I recently replaced the slab on the ground level of my split level home. I ended up gutting the entire level, doing it again from scratch. The new slab has radiant heating.

The contractor (IMHO) didn't do a good job with the framing -- it wasn't straight or square. I also have pocket doors, meaning the framing by the doors are 1 1/2" thick (they used 6" walls). When I looked at it with a straight edge and square, they agreed, and banged it into place (they used liquid nails). But "banging it" after the glue dried would "upset the bonds which formed" (IMHO).

In addition, too many stubs were warped, which caused other headaches (they ripped 2x6's, I don't know why they didn't just buy 2x3's unless they have a saw fetish).

From what I found it, you can use IR imaging to know where the radiant heating tubes are, so you can use mechanical fasteners where there are no pipes (I told them about this after the fact and they expressed "surprise"). They're hoping the tile holds the walls in place (but I think the walls should hold themselves).

Comments (5)

  • randy427
    12 years ago

    Do you have a question, or are you just venting?

  • lazypup
    12 years ago

    I would not be too quick to sell that liquid bonding material short.

    Back in the early 80's I was working maintenance for a large municipal school department and we an area where we needed to use the tubes of liquid nail, but like you, we were a bit skepticl of how well that stuff works, so we decided to give it a test.

    I took a 4' piece of 2x4 and cut off about 6", then I used the liquid nail to sister the cutoff piece to the side of the remaining 2x4 on one end and I put it in a vise to clamp it.

    I left it in the vise overnight, and the next morning I took it out and clamped the short piece in the vise and tried breaking the joint by both lifting an twisting on the longer piece of 2x4.

    After two of us grabbed the 2x4 and pulled on it as hard as we could causing a twisting force on the joint, the joint finally failed, but when we examined where the two pieces of wood had been joined we discovered the glue had not failed. The wood on the shorter piece of 2x4 had split amd sheared away, which accounts for why the joint finally failed, but the actual wood to wood glue joint was still intact.

  • martyl11
    Original Author
    12 years ago

    Not venting, wondering what an effective way to fasten interior walls to a slab with radiant heating.

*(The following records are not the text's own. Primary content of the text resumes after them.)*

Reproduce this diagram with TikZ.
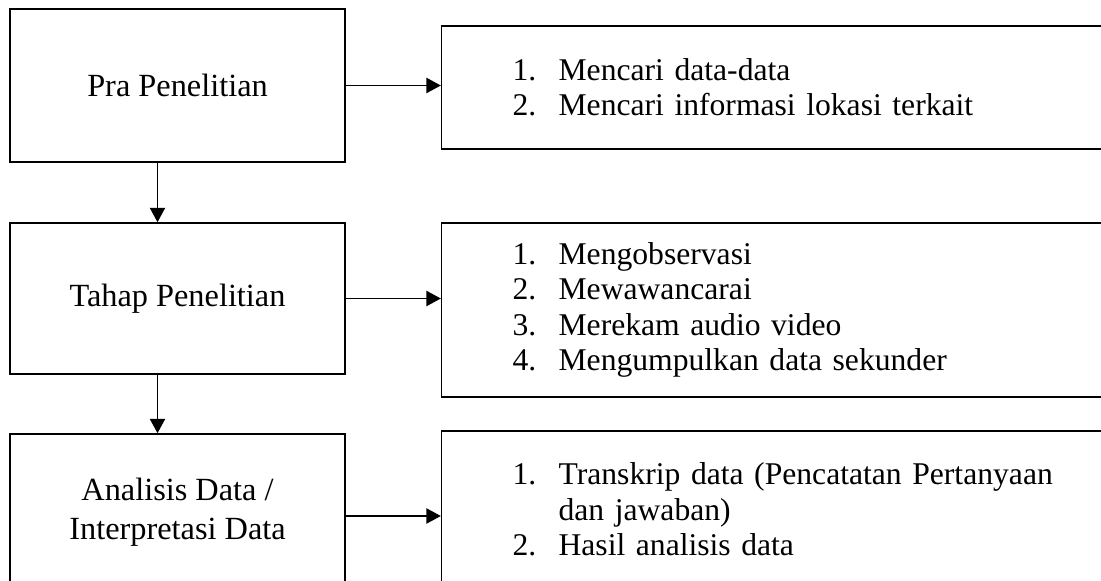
\documentclass[tikz,border=0pt]{standalone}
\usepackage{fontspec}
\setmainfont{Liberation Serif}
\usetikzlibrary{arrows.meta,positioning}
\newcommand\nomor[1]{\hspace*{0.675cm}\makebox[1.15cm][l]{#1}}

\begin{document}
\begin{tikzpicture}[>={Triangle[length=3.6mm,width=3.8mm]},line width=1.1pt,
  font=\fontsize{22.5}{25.25}\selectfont,
  tahap/.style={draw,minimum width=8.375cm,align=center,font=\fontsize{23}{27.7}\selectfont},
  isi/.style={draw,align=left,text width=14.5cm,inner xsep=1.1cm}]
\useasboundingbox (0,0) rectangle (27.525,-14.525);
\node[tahap,minimum height=3.825cm] (pra) at (4.4375,-2.1375) {Pra Penelitian};
\node[tahap,minimum height=3.775cm] (pen) at (4.4375,-7.4625) {Tahap Penelitian};
\node[tahap,minimum height=3.9cm] (ana) at (4.4375,-12.8) {Analisis Data /\\ Interpretasi Data};
\node[isi,minimum height=3.075cm] (l1) at (19.39,-2.1875) {\nomor{1.}Mencari data-data\\ \nomor{2.}Mencari informasi lokasi terkait};
\node[isi,minimum height=4.35cm] (l2) at (19.39,-7.75) {\nomor{1.}Mengobservasi\\ \nomor{2.}Mewawancarai\\ \nomor{3.}Merekam audio video\\ \nomor{4.}Mengumpulkan data sekunder};
\node[isi,minimum height=3.925cm] (l3) at (19.39,-12.74) {\nomor{1.}Transkrip data (Pencatatan Pertanyaan\\ \nomor{}dan jawaban)\\ \nomor{2.}Hasil analisis data};
\draw[->] (pra.east) -- (pra.east -| l1.west);
\draw[->] (pen.east) -- (pen.east -| l2.west);
\draw[->] ([yshift=-1mm]ana.east) -- ([yshift=-1mm]ana.east -| l3.west);
\draw[->] ([xshift=-5mm]pra.south) -- ([xshift=-5mm]pen.north);
\draw[->] ([xshift=-5mm]pen.south) -- ([xshift=-5mm]ana.north);
\end{tikzpicture}
\end{document}
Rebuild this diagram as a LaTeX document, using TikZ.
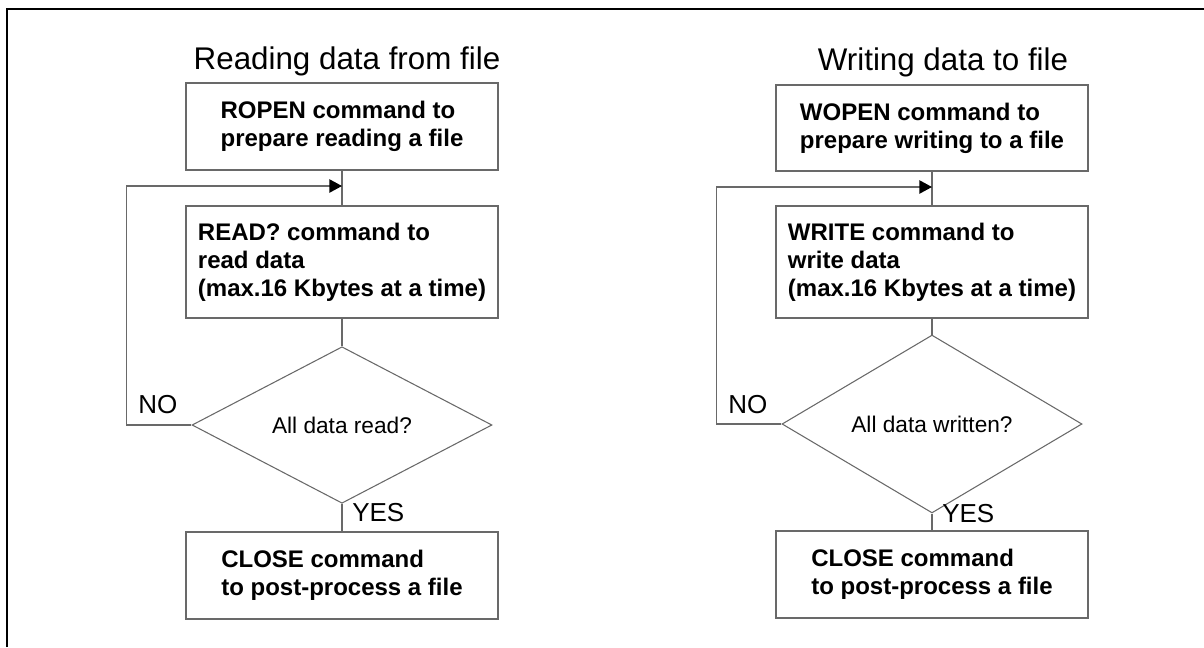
\documentclass[tikz,border=0pt]{standalone}
\usepackage{fontspec}
\setmainfont{Liberation Sans}
\usetikzlibrary{shapes.geometric, arrows.meta}
\definecolor{linegray}{RGB}{105,105,105}

\begin{document}
\begin{tikzpicture}[x=0.75pt, y=-0.75pt,
  cmdbox/.style={draw=linegray, line width=1.1pt, align=left, inner sep=0pt, minimum width=234pt, font=\fontsize{18pt}{21pt}\selectfont\bfseries},
  decide/.style={diamond, draw=linegray, line width=0.8pt, inner sep=0pt, minimum width=225pt, minimum height=108pt, font=\fontsize{17pt}{20pt}\selectfont},
  head/.style={anchor=base, inner sep=0pt, font=\fontsize{23.5pt}{28pt}\selectfont},
  answer/.style={anchor=base west, inner sep=0pt, font=\fontsize{19.5pt}{23pt}\selectfont},
  flow/.style={draw=linegray, line width=1.1pt},
  back/.style={flow, -{Triangle[length=9.5pt, width=10pt, color=black]}}]

\useasboundingbox (0,0) rectangle (1204,647);
\draw[line width=2pt] (7,647) -- (7,9) -- (1204,9);

\node[head] (rtitle) at (347,69) {Reading data from file};
\node[cmdbox, minimum height=65.25pt] (ropen) at (342,126.5) {ROPEN command to\\prepare reading a file};
\node[cmdbox, minimum height=84pt] (rread) at (342,262) {READ? command to\\read data\\(max.16 Kbytes at a time)};
\node[decide] (rdec) at (342,425) {All data read?};
\node[cmdbox, minimum height=65.25pt] (rclose) at (342,575.5) {CLOSE command\\to post-process a file};
\coordinate (rjoin) at (342,186);
\node[answer] (rno) at (138,413) {NO};
\node[answer] (ryes) at (352,521) {YES};

\draw[flow] (ropen) -- (rread);
\draw[flow] (rread) -- (rdec);
\draw[flow] (rdec) -- (rclose);
\draw[back] (rdec.west) -- ++(-65,0) |- (rjoin);

\node[head] (wtitle) at (943,70) {Writing data to file};
\node[cmdbox, minimum height=64.5pt] (wopen) at (932,128) {WOPEN command to\\prepare writing to a file};
\node[cmdbox, minimum height=84pt] (wwrite) at (932,262) {WRITE command to\\write data\\(max.16 Kbytes at a time)};
\node[decide] (wdec) at (932,424) {All data written?};
\node[cmdbox, minimum height=65.25pt] (wclose) at (932,574.5) {CLOSE command\\to post-process a file};
\coordinate (wjoin) at (932,187);
\node[answer] (wno) at (728,413) {NO};
\node[answer] (wyes) at (942,522) {YES};

\draw[flow] (wopen) -- (wwrite);
\draw[flow] (wwrite) -- (wdec);
\draw[flow] (wdec) -- (wclose);
\draw[back] (wdec.west) -- ++(-65,0) |- (wjoin);
\end{tikzpicture}
\end{document}
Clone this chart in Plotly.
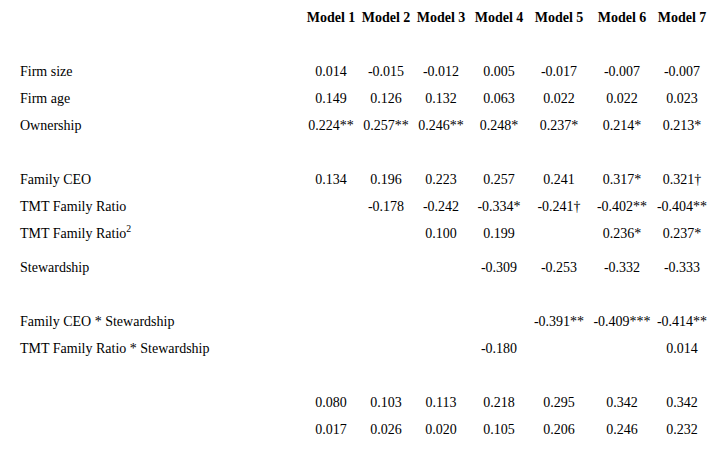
import plotly.graph_objects as go

header = ["Dependent variable: ROAPath coefficientsn=64", "Model 1", "Model 2", "Model 3",
          "Model 4", "Model 5", "Model 6", "Model 7"]

row_labels = ["Controls", "Firm size", "Firm age", "Ownership", "Independent variables",
              "Family CEO", "TMT Family Ratio", "TMT Family Ratio<sup>2</sup>", "Stewardship",
              "Interactions Stewardship", "Family CEO * Stewardship",
              "TMT Family Ratio * Stewardship", "", "R2", "Adj R2"]
indented = [False, True, True, True, False, True, True, True, True, False, True, True, False, False, False]

firm_size = ["0.014", "-0.015", "-0.012", "0.005", "-0.017", "-0.007", "-0.007"]
firm_age = ["0.149", "0.126", "0.132", "0.063", "0.022", "0.022", "0.023"]
ownership = ["0.224**", "0.257**", "0.246**", "0.248*", "0.237*", "0.214*", "0.213*"]
family_ceo = ["0.134", "0.196", "0.223", "0.257", "0.241", "0.317*", "0.321\u2020"]
tmt_ratio = ["", "-0.178", "-0.242", "-0.334*", "-0.241\u2020", "-0.402**", "-0.404**"]
tmt_ratio_sq = ["", "", "0.100", "0.199", "", "0.236*", "0.237*"]
stewardship = ["", "", "", "-0.309", "-0.253", "-0.332", "-0.333"]
ceo_x_stew = ["", "", "", "", "-0.391**", "-0.409***", "-0.414**"]
tmt_x_stew = ["", "", "", "-0.180", "", "", "0.014"]
r2 = ["0.080", "0.103", "0.113", "0.218", "0.295", "0.342", "0.342"]
adj_r2 = ["0.017", "0.026", "0.020", "0.105", "0.206", "0.246", "0.232"]

values = [None, firm_size, firm_age, ownership, None, family_ceo, tmt_ratio, tmt_ratio_sq,
          stewardship, None, ceo_x_stew, tmt_x_stew, None, r2, adj_r2]

# layout (pixel positions in the page)
header_y = 18
row_y = [45, 72, 99, 126, 153, 180, 207, 234, 268, 295, 322, 349, 376, 403, 430]
col_x = [331, 386, 441, 499, 559, 622, 682]
font = "Liberation Serif"

fig = go.Figure()

fig.add_trace(go.Scatter(x=[4], y=[header_y], text=[f"<b>{header[0]}</b>"], mode="text",
                         textposition="middle right"))
fig.add_trace(go.Scatter(x=col_x, y=[header_y] * 7, text=[f"<b>{h}</b>" for h in header[1:]],
                         mode="text", textposition="middle center"))
fig.add_trace(go.Scatter(x=[20 if ind else 4 for ind in indented], y=row_y, text=row_labels,
                         mode="text", textposition="middle right"))

vx, vy, vt = [], [], []
for y, vals in zip(row_y, values):
    if vals:
        for x, v in zip(col_x, vals):
            vx.append(x); vy.append(y); vt.append(v)
fig.add_trace(go.Scatter(x=vx, y=vy, text=vt, mode="text", textposition="middle center"))

fig.update_traces(textfont=dict(family=font, size=14, color="black"), hoverinfo="skip",
                  cliponaxis=False)
# page body has an 8px margin, so the axes are offset by it
fig.update_xaxes(range=[8, 715], visible=False, fixedrange=True)
fig.update_yaxes(range=[466, 8], visible=False, fixedrange=True)
fig.update_layout(width=707, height=458, margin=dict(l=0, r=0, t=0, b=0),
                  showlegend=False, plot_bgcolor="white", paper_bgcolor="white")

fig.write_html("out.html", config={"displayModeBar": False})
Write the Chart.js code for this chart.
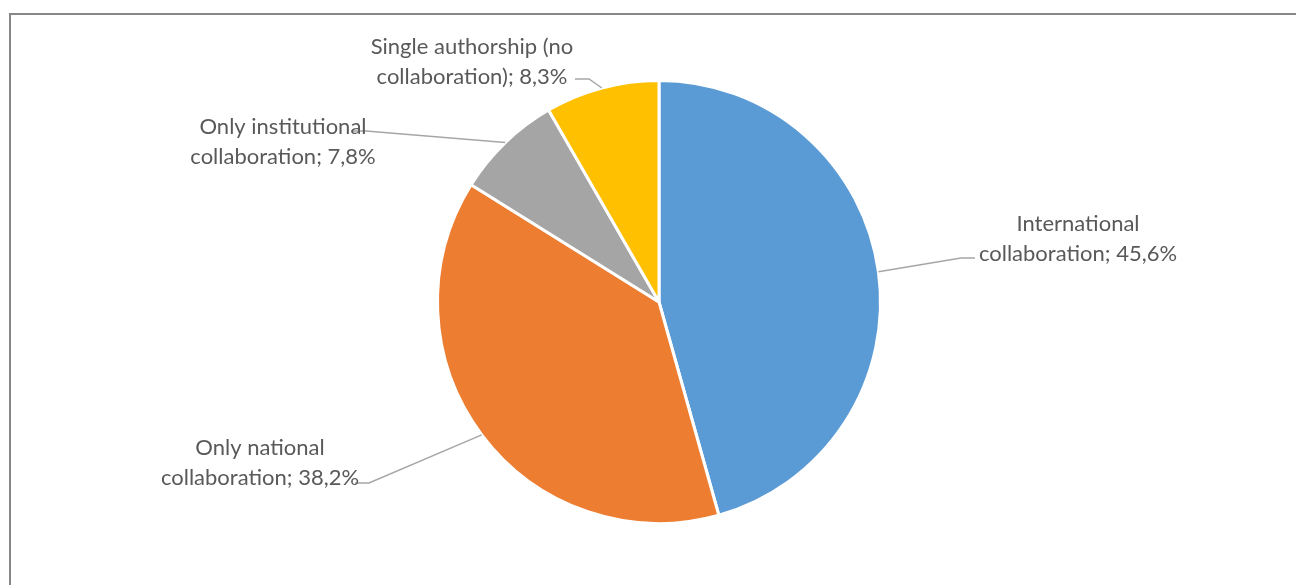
<!DOCTYPE html>
<html>
<head>
<meta charset="utf-8">
<script src="https://cdn.jsdelivr.net/npm/chart.js@4/dist/chart.umd.min.js"></script>
<style>
  html, body { margin: 0; padding: 0; background: #fff; }
  #wrap { position: relative; width: 1296px; height: 585px; overflow: hidden; }
  #frame { position: absolute; left: 9px; top: 13px; width: 1300px; height: 600px; border: 2px solid #878787; box-sizing: border-box; }
  canvas { position: absolute; left: 0; top: 0; }
</style>
</head>
<body>
<div id="wrap">
  <div id="frame"></div>
  <canvas id="c" width="1296" height="585"></canvas>
</div>
<script>
const categories = ["International collaboration", "Only national collaboration", "Only institutional collaboration", "Single authorship (no collaboration)"];
const labelLines = [
  ["International", "collaboration; 45,6%"],
  ["Only national", "collaboration; 38,2%"],
  ["Only institutional", "collaboration; 7,8%"],
  ["Single authorship (no", "collaboration); 8,3%"]
];
const values = [45.6, 38.2, 7.8, 8.3];
const colors = ["#5B9BD5", "#ED7D31", "#A5A5A5", "#FFC000"];
// label block centres (px) and leader-line end side
const labelCenters = [[1078, 239], [260, 463], [283, 142], [472, 62]];
const leaderEnds = [[975, 258], [355, 483], [352, 131], [575, 79]];

const labelPlugin = {
  id: 'pieLabels',
  afterDatasetsDraw(chart) {
    const ctx = chart.ctx;
    const meta = chart.getDatasetMeta(0);
    ctx.save();
    meta.data.forEach((arc, i) => {
      const mid = (arc.startAngle + arc.endAngle) / 2;
      const sx = arc.x + Math.cos(mid) * arc.outerRadius;
      const sy = arc.y + Math.sin(mid) * arc.outerRadius;
      const [ex, ey] = leaderEnds[i];
      const elbowX = ex + (sx > ex ? 14 : -14);
      ctx.strokeStyle = '#A6A6A6';
      ctx.lineWidth = 1.5;
      ctx.beginPath();
      ctx.moveTo(sx, sy);
      ctx.lineTo(elbowX, ey);
      ctx.lineTo(ex, ey);
      ctx.stroke();
      const [cx, cy] = labelCenters[i];
      ctx.fillStyle = '#595959';
      ctx.font = '22px Lato';
      ctx.textAlign = 'center';
      ctx.textBaseline = 'middle';
      ctx.fillText(labelLines[i][0], cx, cy - 15);
      ctx.fillText(labelLines[i][1], cx, cy + 15);
    });
    ctx.restore();
  }
};

new Chart(document.getElementById('c'), {
  type: 'pie',
  data: {
    labels: categories,
    datasets: [{ data: values, backgroundColor: colors, borderColor: '#ffffff', borderWidth: 3 }]
  },
  options: {
    responsive: false,
    animation: false,
    layout: { padding: { top: 79, bottom: 60, left: 200, right: 178 } },
    plugins: { legend: { display: false }, tooltip: { enabled: false } }
  },
  plugins: [labelPlugin]
});
</script>
</body>
</html>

    Liquid nails does not recommend to fasten walls without mechanical fasteners (I asked them).

    Liquid nails also recommends to cure the bond for a day before using it -- if you glue and put up framing in the same day I wonder how effective the bonds will be.

    If you hammer at a glued sole plate to straighten it out (several weeks after framing) it seems the glue bonds would shear.

    From experience, it seems full walls (4" or 6") hold well. But the 1 1/2" sole plates for pocket doors didn't hold well
    (they ended using tapcon screws at the end of pocket door frames).

    Should the walls by themselves be secure? Or is the theory "the tile will keep the walls from moving in the future" adequate?

    (I agree with lazypup that the bond could well be stronger than the material -- if its used right).

  • brickeyee
    12 years ago

    "they used liquid nails"

    Not normally used as a structural material by itself.

    Even for drywall it reduces the fastener schedule, but does not eliminate all fasteners.

    Since these walls appear to be partition walls, they do not require extensive anchoring.

    You probably could have gotten away with fewer and larger fasteners (3/8 inch diameter) and not bothered with adhesives at all).

    If you stil have heating lines marked, I would go back and use at least tapcons (it will require more of them than a larger fastener).
    One advantage things like tapcons have is that a single hole size can be used through the wood and into the concrete, providing good strength against the plate moving and eliminating the need to 'spot' holes.

    Shield anchors are also good.
    They can use the same hole size in the wood as the concrete.

  • lannie59
    12 years ago

    I agree with brickeyee that you could use tapcons to secure bottom plate to the concrete. If you are not sure where the radiant heat is and the concrete is still exposed try this.
    Turn the heat in that area up so that the slab gets warm. Using a spray bottle and wet the floor around where you need to drill. The tubes will show through the moist surface.